The probed methodology uses house prices as a proxy for attractivity, as they are a reflection on a kind of attractivity. Both “Total sales prices” and “Price per m2” are explored, with all point georeferenced dwelling sales throughout a year as the data which we wish to explain. We have focused on Norway’s largest cities, using Ordinary Least Square Regression analysis tools to correlate price and place with factors such as m2 floor space, mean income or education level of the adult population in a buffer zone around each dwelling, or other types of variables. The variable types tested for are: 1. Intrinsic characteristics of a dwelling, 2. Population characteristics 3. Employment, 4. Distance to geographic entities, 5. Distance to buildings, 6. Environmental.

A focus of the project is variation within cities, making comparisons between cities on to which degree our variables explain variation. This brings city intrinsic differences into an equation to a large degree lacking in the “Perception survey”. Our approach touches therefore into whether city planners have been successful in distributing important city services and amenities in an even fashion.

Dwelling-intrinsic characteristics such as m2 floor space clearly count for a vast amount of price variation. There is however variation in how true this is throughout different cities, leaving more explanatory power to non-dwelling-intrinsic characteristics. Of these variables, our findings are that “Education level” and “Household income” are the best indicators of variation in neighbourhood attractivity. Also “urban pull” variables can count heavily, with variables on distances to town centre, restaurants and higher education facilities.

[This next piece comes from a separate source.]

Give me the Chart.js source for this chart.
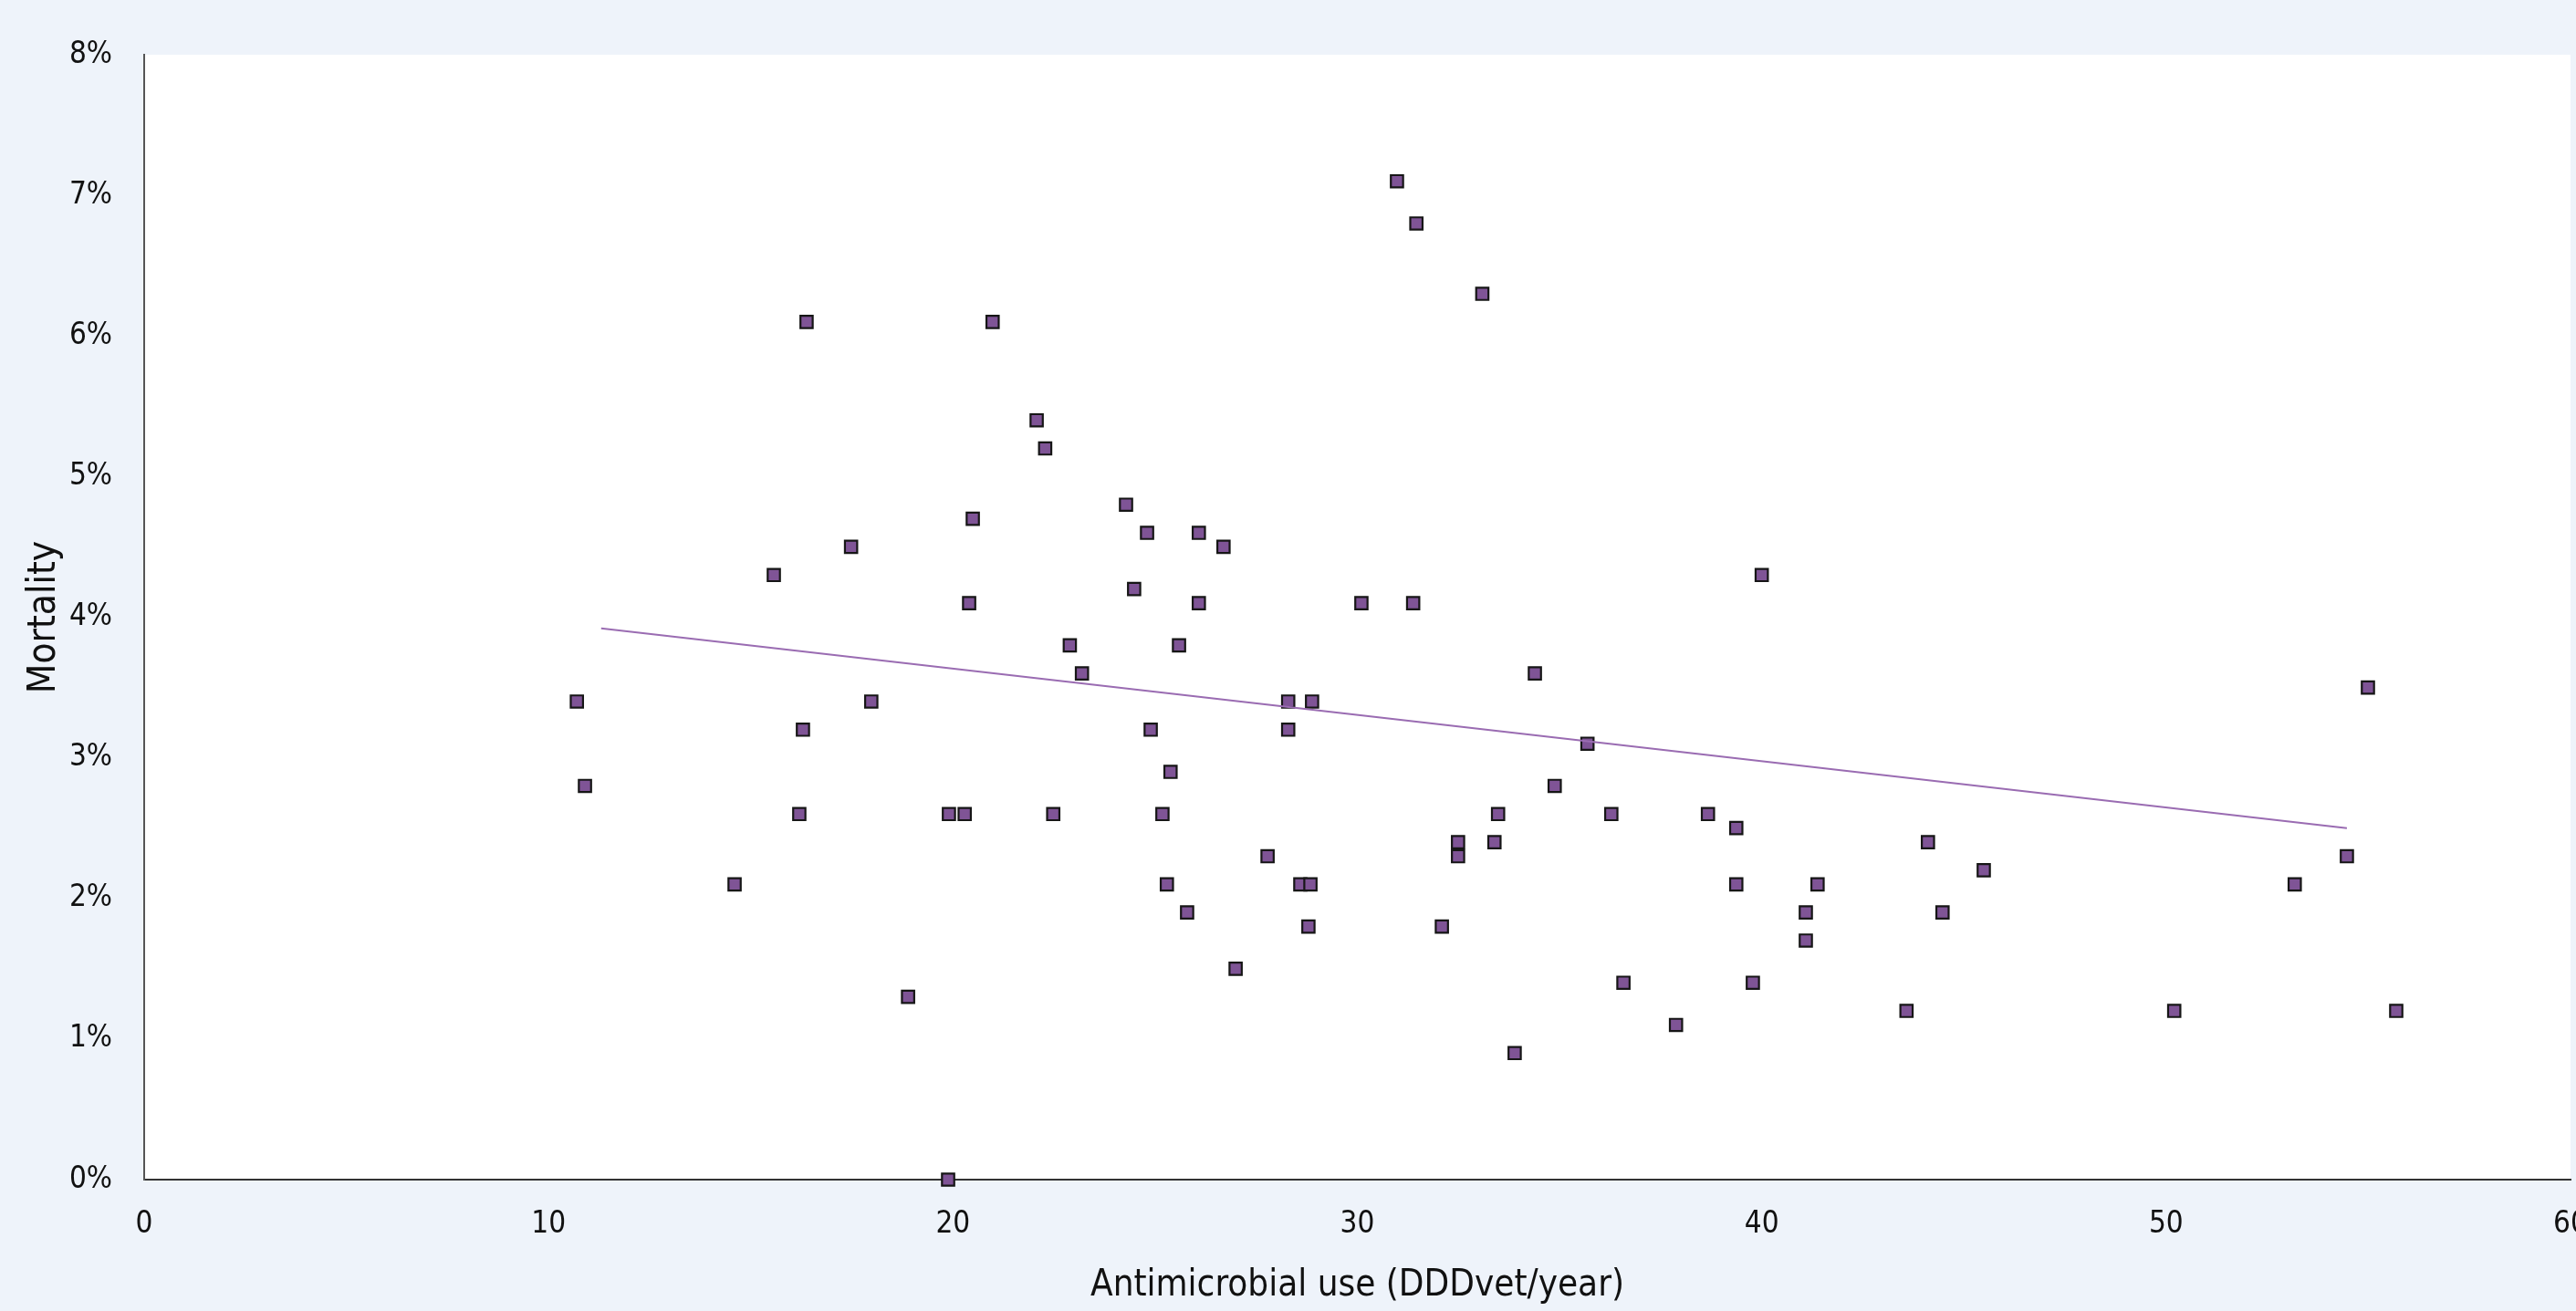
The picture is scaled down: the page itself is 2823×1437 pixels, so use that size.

The strengths of these correlations vary between the cities, playing in to a general picture that capital and largest city Oslo is the most socioeconomically divided of Norway’s largest cities. However, results show that size isn’t all, history and socioeconomic issues clearly matter. The potential in calculating these same correlations for a different year, or for creating a time series, is apparent. Results would pick up on nuances of correlation values in and between Norway’s cities.

The OLS-analysis produces results on which combination of variables that best correlate to our house price attractivity variable, producing coefficients on the strength of each variable. In the project, we reuse this output to produce predicted attractivity datasets, generating 500m X 500m attractivity grids for each city, scaling from “least attractive” to “most attractive”. The variation in these predictions are by definition an expression of variation in attractivity. Potential lies in locking these coefficients and creating a time series, mapping expected changes in attractivity, correlating this again to observed house price changes.

A lot of common sense and logic can be read from the resulting correlations. The conclusion of the project group is that findings and methodology definitely have a potential as supplement to the Europe’s “Perception survey”, making more out of time and resources invested in this important undertaking.